The bill stacks ambitious operational targets atop limited funding and administrative authorities, creating a central implementation challenge. Reprogramming up to 15% of hazardous-fuels funds and a modest dedicated pot for the Collaborative Program are meaningful but likely insufficient alone to meet the statutory 10% year-over-year acreage increases; success will depend on sustained appropriations, large-scale partner buy-in, and rapid workforce expansion.
The Congressional cap language inside the Collaborative Program—$20 million total a year with only up to $10 million drawn from the reprogrammed pool—signals that agencies will need other funding sources to fully capitalize the program, which is not guaranteed.
The bill improves legal scaffolding for partner-led burns by extending FTCA-style coverage to covered non-Federal cooperators, but implementation raises unresolved questions. The precise scope of ‘direct supervision’ and the drafting of contractual protections will matter for insurers, partners, and DOJ claim exposure.
The annual reimbursement mechanism for claims shifts fiscal risk to the appropriations process; absent timely funding requests and appropriations, agencies could face claim liabilities that outstrip available budgets.
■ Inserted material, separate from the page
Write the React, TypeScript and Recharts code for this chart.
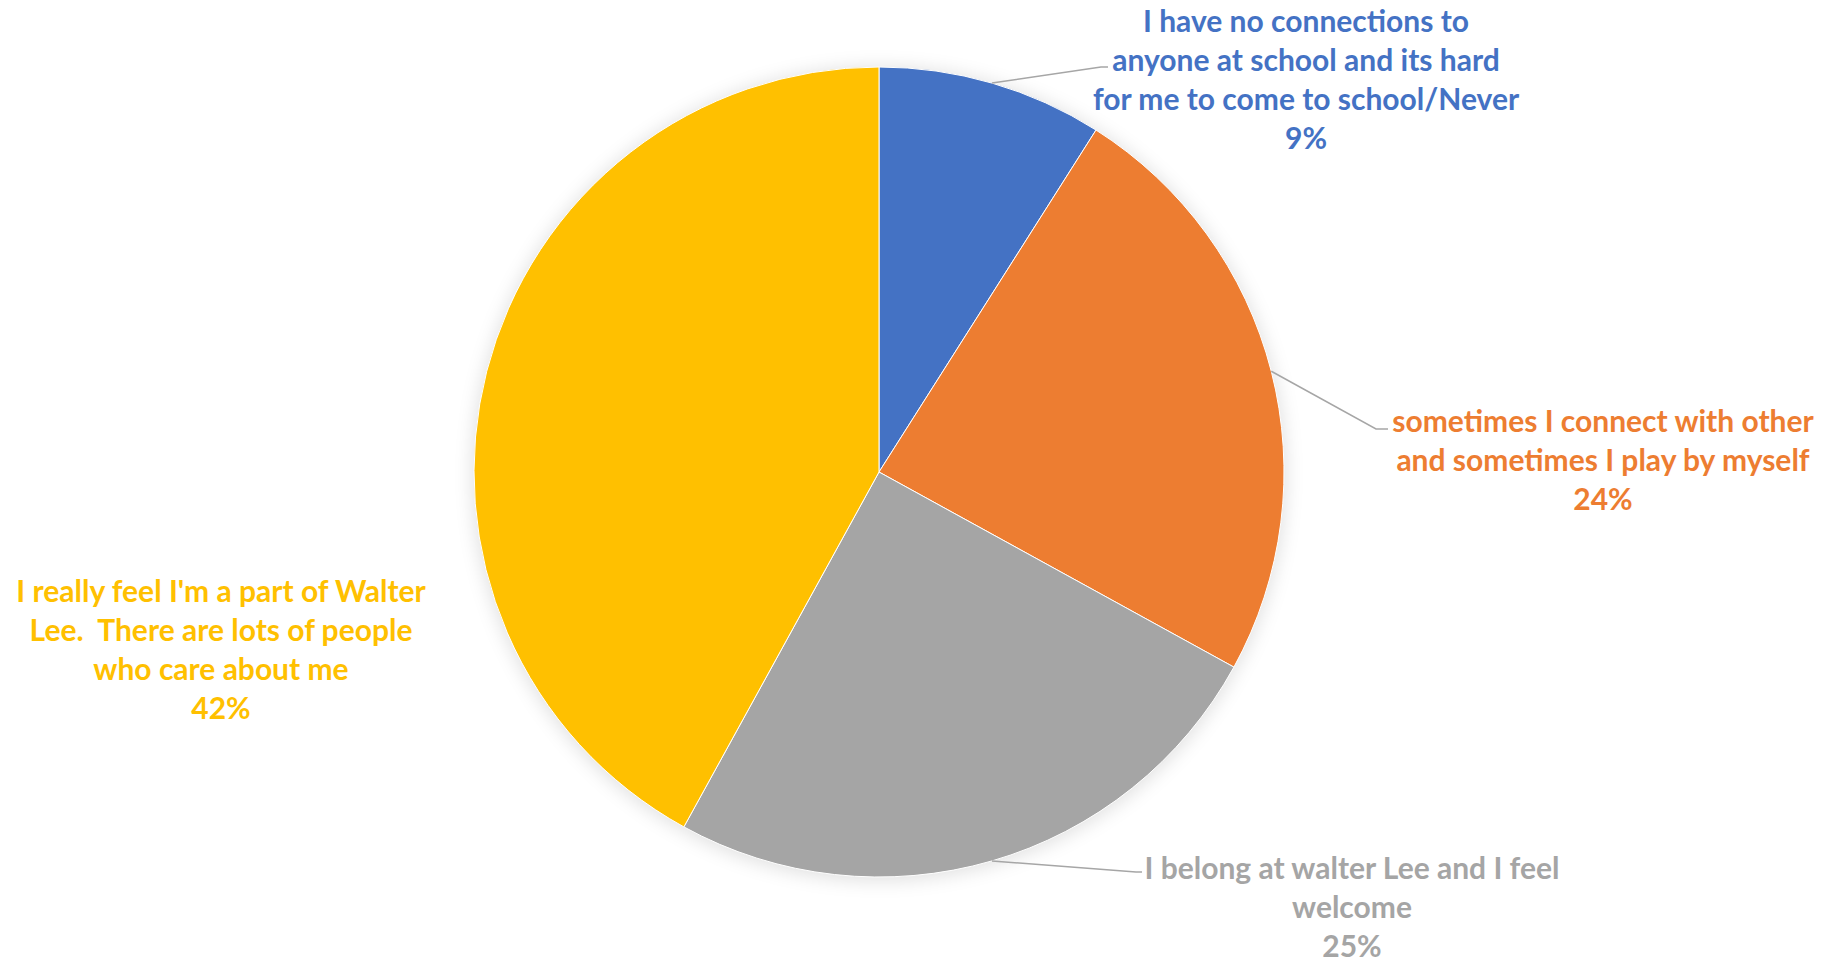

On air quality, the law relies heavily on State and Tribal exceptional-event demonstrations and EPA concurrence—processes that can be technical, time-consuming, and politically sensitive—so smoke-management coordination could become a chokepoint unless EPA and states scale capacity to deliver timely modeling and approvals.
Finally, the requirement to prepare landscape-scale NEPA documents to obviate future NEPA decisions is sensible in theory but will itself require up-front staff time and legal care to withstand challenge, meaning the statute may accelerate burns only after an initial heavy investment in planning.